El presente texto es un comentario personal de una lección inaugural, dada en el año 1998 por el teólogo Juan Martín Velasco, en el Instituto Superior de Ciencias Religiosas de Barcelona.
En nuestra
cultura occidental, después de la invasión española, lo sagrado ha connotado lo
incuestionable, lo incorruptible, hasta lo inalcanzable. Más de cinco siglos
nos han hecho entender, a través de medios no tan educativos, cómo deber de ser
el acceso a Dios: un acceso único, difícil de transitar, con requisitos casi
inalcanzables de cumplir, en gran medida, exclusivista e impositivo. La
tradición cristiana católica se ha considerado, a través de tanto tiempo, “la
verdadera y única vía de acceso al misterio”, en el tan duro refrán: fuera
de la Iglesia no hay Salvación (Extra Ecclesiam Nula Salus).
Era normal, a partir de lo anterior,
considerar lo religioso como punto de partida para la convivencia familiar, en
el barrio, en la sociedad, en las labores cotidianas. Dios se entendía
solamente desde las coordenadas religioso – cristiana – católica. Otra forma de
acceder a Dios era invisibilizado, no tomado en cuenta, sujeto de críticas
contundentes. Como radical y doliente ejemplo, pongo la anulación de nuestra
cultura indígena y su disolución, en muchos de los casos, en medio del
cristianismo occidental.

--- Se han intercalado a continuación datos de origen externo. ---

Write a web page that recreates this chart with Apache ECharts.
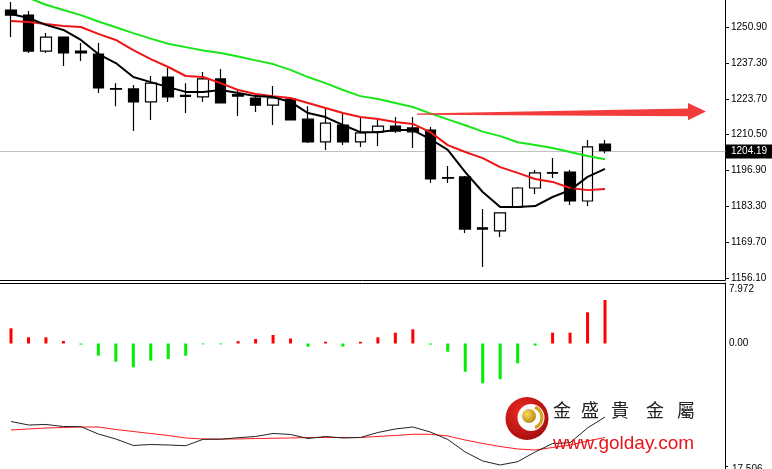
<!DOCTYPE html>
<html><head><meta charset="utf-8">
<script src="https://cdn.jsdelivr.net/npm/echarts@6/dist/echarts.min.js"></script>
<style>html,body{margin:0;padding:0;background:#fff;overflow:hidden}#c{width:772px;height:469px}</style>
</head><body><div id="c"></div>
<script>
// ---- data ----
const categories = Array.from({length: 41}, (_, i) => 'D' + (i + 1));
const opens  = [1257.3,1255.4,1241.8,1247.1,1241.8,1240.7,1227.6,1227.5,1222.6,1232.0,1225.1,1224.5,1231.3,1225.4,1224.1,1221.4,1223.7,1216.1,1207.5,1213.9,1207.5,1211.3,1213.5,1212.8,1212.0,1194.0,1194.3,1175.1,1173.9,1182.9,1190.1,1195.9,1196.1,1185.2,1206.7];
const closes = [1255.4,1241.8,1247.1,1241.1,1241.1,1227.9,1227.4,1222.6,1229.7,1224.5,1224.7,1231.3,1222.2,1224.8,1221.4,1224.1,1215.8,1207.5,1214.6,1207.5,1210.9,1213.5,1211.6,1211.3,1193.5,1193.8,1174.6,1174.6,1180.7,1190.1,1195.8,1195.7,1185.2,1205.6,1204.19];
const lows   = [1247.1,1241.1,1241.1,1236.2,1238.1,1226.0,1221.0,1211.6,1215.8,1222.6,1218.4,1222.6,1222.2,1217.3,1218.8,1213.9,1215.8,1207.1,1204.5,1206.3,1205.6,1206.0,1210.9,1205.2,1192.0,1192.0,1173.1,1160.3,1171.6,1182.9,1187.8,1193.9,1183.7,1183.3,1203.2];
const highs  = [1260.3,1256.9,1248.6,1247.1,1244.9,1244.9,1229.7,1229.0,1232.4,1235.4,1229.7,1233.9,1235.0,1227.1,1225.2,1228.6,1224.5,1221.0,1220.3,1218.4,1216.5,1215.8,1216.9,1216.9,1213.1,1198.4,1194.6,1182.2,1180.7,1190.5,1196.9,1201.4,1196.9,1208.2,1208.2];
const maFast = [1255.8,1254.3,1251.7,1249.8,1246.0,1240.7,1237.3,1232.0,1230.1,1228.2,1226.4,1226.4,1227.1,1226.0,1224.8,1224.5,1222.6,1218.4,1216.9,1213.9,1211.2,1211.2,1212.0,1212.0,1208.6,1204.5,1196.1,1188.6,1182.9,1182.9,1183.3,1186.7,1189.3,1194.3,1197.3];
const maMid  = [1253.2,1252.8,1252.0,1251.3,1250.9,1248.3,1246.0,1242.2,1238.8,1235.8,1232.4,1232.0,1229.7,1227.1,1225.6,1224.8,1224.1,1222.2,1220.3,1218.4,1216.9,1216.2,1215.0,1214.3,1211.2,1206.3,1203.7,1201.4,1198.0,1195.8,1193.5,1192.4,1190.1,1189.3,1189.7];
const maSlow = [1264.1,1261.9,1259.3,1257.3,1255.4,1253.0,1250.8,1248.6,1246.5,1244.6,1243.3,1242.0,1241.1,1239.8,1238.3,1236.9,1234.7,1232.0,1229.7,1227.1,1224.8,1223.7,1222.2,1220.7,1218.3,1216.0,1213.8,1211.4,1209.7,1207.4,1206.3,1205.2,1203.7,1202.2,1201.0];
const histValues = [2.11,0.86,0.86,0.35,-0.15,-1.69,-2.52,-3.30,-2.38,-2.15,-1.69,-0.12,-0.12,0.33,0.62,1.18,0.69,-0.44,0.24,-0.44,0.24,0.86,1.50,1.97,-0.15,-1.14,-3.91,-5.52,-4.96,-2.75,-0.28,1.50,1.50,4.33,6.03];
const oscMain   = [39.76,38.01,38.26,37.26,37.16,33.51,31.01,27.76,28.26,28.01,27.66,30.86,30.86,31.66,32.26,33.76,33.26,31.26,32.26,31.51,31.76,34.26,36.01,37.01,34.51,30.76,24.51,20.01,18.01,19.66,24.51,28.76,29.16,36.51,42.01];
const oscSignal = [35.51,36.01,36.51,36.76,37.01,37.01,35.76,34.76,33.76,32.76,31.51,31.01,31.01,31.01,31.26,31.36,31.51,31.76,31.76,31.76,31.76,32.26,32.76,33.36,33.36,32.51,30.51,28.76,27.26,26.01,25.51,26.76,28.01,30.01,31.76];
const priceTicks = [1156.10,1169.70,1183.30,1196.90,1210.50,1223.70,1237.30,1250.90];
const histTicks = [0, 7.972];
const oscTicks = [17.506];

// ---- chart ----
const FONT = "'Liberation Sans', Arial, sans-serif";
const candleData = opens.map((o, i) => [o, closes[i], lows[i], highs[i]]);
const chart = echarts.init(document.getElementById('c'), null, {renderer: 'canvas'});
const gridLR = {left: 2.27, right: 53.43, containLabel: false, outerBoundsMode: 'none'};
const yOff = 6.4;

function xAx(g) {
  return {type: 'category', data: categories, gridIndex: g, show: false, boundaryGap: true};
}

chart.setOption({
  animation: false,
  backgroundColor: '#fff',
  grid: [
    Object.assign({top: 0, height: 280}, gridLR),
    Object.assign({top: 283, height: 107}, gridLR),
    Object.assign({top: 390, height: 79}, gridLR)
  ],
  xAxis: [xAx(0), xAx(1), xAx(2)],
  yAxis: [
    {type: 'value', gridIndex: 0, position: 'right', offset: yOff, min: 1155.36, max: 1261.10, scale: true,
     splitLine: {show: false},
     axisLine: {show: true, lineStyle: {color: '#000', width: 1}},
     axisTick: {show: true, customValues: priceTicks, length: 4, lineStyle: {color: '#000'}},
     axisLabel: {customValues: priceTicks, formatter: v => v.toFixed(2), color: '#000', fontSize: 10, fontFamily: FONT, margin: 6}},
    {type: 'value', gridIndex: 1, position: 'right', offset: yOff, min: -6.447, max: 8.388,
     splitLine: {show: false},
     axisLine: {show: true, lineStyle: {color: '#000', width: 1}},
     axisTick: {show: false},
     axisLabel: {customValues: histTicks, formatter: v => v > 1 ? '{d|' + v.toFixed(3) + '}' : v.toFixed(2),
       rich: {d: {padding: [7, 0, 0, 0], fontSize: 10, fontFamily: FONT, color: '#000'}},
       color: '#000', fontSize: 10, fontFamily: FONT, margin: 4}},
    {type: 'value', gridIndex: 2, position: 'right', offset: yOff, min: 16.006, max: 55.506,
     splitLine: {show: false},
     axisLine: {show: true, lineStyle: {color: '#000', width: 1}},
     axisTick: {show: true, customValues: oscTicks, length: 3, lineStyle: {color: '#000'}},
     axisLabel: {customValues: oscTicks, formatter: v => '{d|' + v.toFixed(3) + '}',
       rich: {d: {padding: [6, 0, 0, 0], fontSize: 10, fontFamily: FONT, color: '#000'}},
       color: '#000', fontSize: 10, fontFamily: FONT, margin: 7}}
  ],
  series: [
    {type: 'candlestick', xAxisIndex: 0, yAxisIndex: 0, data: candleData, barWidth: 11, z: 2,
     itemStyle: {color: '#fff', color0: '#000', borderColor: '#000', borderColor0: '#000', borderWidth: 1.2}},
    {type: 'line', xAxisIndex: 0, yAxisIndex: 0, data: maSlow, symbol: 'none', clip: true, z: 3,
     lineStyle: {color: '#19e619', width: 2}},
    {type: 'line', xAxisIndex: 0, yAxisIndex: 0, data: maMid, symbol: 'none', clip: true, z: 3,
     lineStyle: {color: '#f01414', width: 2}},
    {type: 'line', xAxisIndex: 0, yAxisIndex: 0, data: maFast, symbol: 'none', clip: true, z: 4,
     lineStyle: {color: '#000', width: 2}},
    {type: 'bar', xAxisIndex: 1, yAxisIndex: 1, data: histValues, barWidth: 3,
     itemStyle: {color: p => p.value >= 0 ? '#ff0000' : '#00ee00'}},
    {type: 'line', xAxisIndex: 2, yAxisIndex: 2, data: oscSignal, symbol: 'none', clip: true,
     lineStyle: {color: '#ff1a1a', width: 1}},
    {type: 'line', xAxisIndex: 2, yAxisIndex: 2, data: oscMain, symbol: 'none', clip: true,
     lineStyle: {color: '#222', width: 1}}
  ]
});

// decorations: price line, panel separators, arrow, watermark
const lastClose = closes[closes.length - 1];
const py = Math.round(chart.convertToPixel({yAxisIndex: 0}, lastClose)) + 0.5;
const axisX = 725.5;
chart.setOption({
  graphic: [
    {type: 'line', shape: {x1: 0, y1: py, x2: axisX, y2: py}, style: {stroke: '#c0c0c0', lineWidth: 1}, z: 1},
    {type: 'rect', shape: {x: 726, y: py - 7, width: 46, height: 14}, style: {fill: '#000'}, z: 10},
    {type: 'text', x: 731, y: py, style: {text: lastClose.toFixed(2), fill: '#fff', font: '10px ' + FONT, verticalAlign: 'middle'}, z: 11},
    {type: 'line', shape: {x1: 0, y1: 280.5, x2: axisX, y2: 280.5}, style: {stroke: '#000', lineWidth: 1}, z: 10},
    {type: 'line', shape: {x1: 0, y1: 283.5, x2: axisX, y2: 283.5}, style: {stroke: '#000', lineWidth: 1}, z: 10},
    {type: 'polygon', shape: {points: [[417,113.4],[688,108.6],[688,103],[706,111.6],[688,120.2],[688,116.2],[417,114.8]]},
     style: {fill: '#f23c3c'}, z: 10},
    {type: 'circle', shape: {cx: 527, cy: 418.5, r: 21.5}, z: 20,
     style: {fill: new echarts.graphic.RadialGradient(0.4, 0.35, 0.75, [{offset: 0, color: '#ee2a22'}, {offset: 1, color: '#a00c0c'}])}},
    {type: 'circle', shape: {cx: 531, cy: 417.5, r: 13.5}, style: {fill: '#fff'}, z: 21},
    {type: 'arc', shape: {cx: 531, cy: 417.5, r: 11, startAngle: -1.2, endAngle: 1.2}, style: {stroke: '#d6a21c', lineWidth: 3, fill: null}, z: 22},
    {type: 'circle', shape: {cx: 529, cy: 416, r: 7}, z: 23,
     style: {fill: new echarts.graphic.RadialGradient(0.35, 0.35, 0.8, [{offset: 0, color: '#f6dc5a'}, {offset: 1, color: '#b07d0c'}])}},
    {type: 'text', x: 562, y: 410, style: {text: '金', fill: '#222', font: "18px 'Noto Sans CJK TC'", align: 'center', verticalAlign: 'middle'}, z: 20},
    {type: 'text', x: 590, y: 410, style: {text: '盛', fill: '#222', font: "18px 'Noto Sans CJK TC'", align: 'center', verticalAlign: 'middle'}, z: 20},
    {type: 'text', x: 620, y: 410, style: {text: '貴', fill: '#222', font: "18px 'Noto Sans CJK TC'", align: 'center', verticalAlign: 'middle'}, z: 20},
    {type: 'text', x: 655, y: 410, style: {text: '金', fill: '#222', font: "18px 'Noto Sans CJK TC'", align: 'center', verticalAlign: 'middle'}, z: 20},
    {type: 'text', x: 686, y: 410, style: {text: '屬', fill: '#222', font: "18px 'Noto Sans CJK TC'", align: 'center', verticalAlign: 'middle'}, z: 20},
    {type: 'text', x: 553, y: 434, style: {text: 'www.golday.com', fill: '#e8141c', font: '19px ' + FONT, verticalAlign: 'alphabetic'}, z: 20}
  ]
});
</script>
</body></html>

Hasta nuestros tiempos se observan episodios de esta
experiencia de colonia y conquista española, pues, se sigue insistiendo en que
la fe debe de imponerse, no importando los procesos humanos que atraviesa el
“neófito”: la ley primero, la persona después, esa es la consigna
hasta nuestros días.
Viendo con
honradez nuestra realidad actual, esta experiencia de acceso al misterio ha ido
cambiando, pues, especialmente nuestros jóvenes están exigiendo nuevas formas
de leer el evento del paso de Dios en la realidad humana. Ahora no es necesario
hablar de Dios desde lo religioso o, en el mayor de los casos, desde la
Iglesia, pues, esta última está atravesando, actualmente, un tiempo de crisis
interna que deriva en su praxis pastoral y de coherencia de vida cristiana.
Pedofilia, corrupción, lavado de dinero, complicidad con políticas inhumanas,
misoginia institucional, tráfico de influencias, son múltiples experiencias que
están exigiendo un cambio, una metamorfosis de parte del ala clerical de la
Iglesia.
Algo importante a mencionar es la
pluralidad de accesos que hoy se conocen para conocer al misterio, no sólo
hablando de las religiones históricas, sino, de “expresiones civiles” (religión
civil) de acercamiento a Dios: un Dios que campea en la cotidianidad de
la realidad humana, en el laos, y es donde se menciona, con gran y sutil
importancia, que la toda realidad humana es sagrada (res sacra homo)
Una
religión sin Dios o una religión del ser humano divinizado es el insistente
grito de los seres humanos que hoy desean y buscan accesar al edificio de la
experiencia del misterio. Por ser seres humanos, somos constantes buscadores de
equilibrio y experiencias que sacien la sed de la trascendencia entendida,
desde nuestras coordenadas latinoamericanas, como encuentro con la dignidad y
desarrollo humano. Lo religioso en nuestros días, en el mayor de los casos,
sabe a hipocresía, a doble moral, a lugar en el que sólo participan abuelas y
abuelos, a sólo ritualidad, a sólo rezos, no a la alegría y el compartir
solidario que suscita la convivencia cotidiana.
Ante lo último, hablando desde la trinchera juvenil,
desde sus gozos y esperanzas, no se puede hablar de Dios desde la imposición,
desde el sólo y el compulsivo cumplimiento de normas,
desde el repetir oraciones y nada más. Una religión que implique la vida y sus
sensaciones, sus intuiciones, sus proyectos, sus anhelos. ¿Por qué a la
juventud de hoy, en el mayor de los casos, la religión ya no les dice nada, ya
no es capaz de generar esperanza y búsqueda de la realización personal?
Considero lo anterior, desde mi vivencia cotidiana con ellos y ellas, un reto
que nos invita a seguir explorando maneras, espacios, formas, métodos creativos
y proactivos para que Dios suene a dignidad y no a intimismo, que nos invite a
vivir con intensidad, más que rechazar la vida y sus manifestaciones.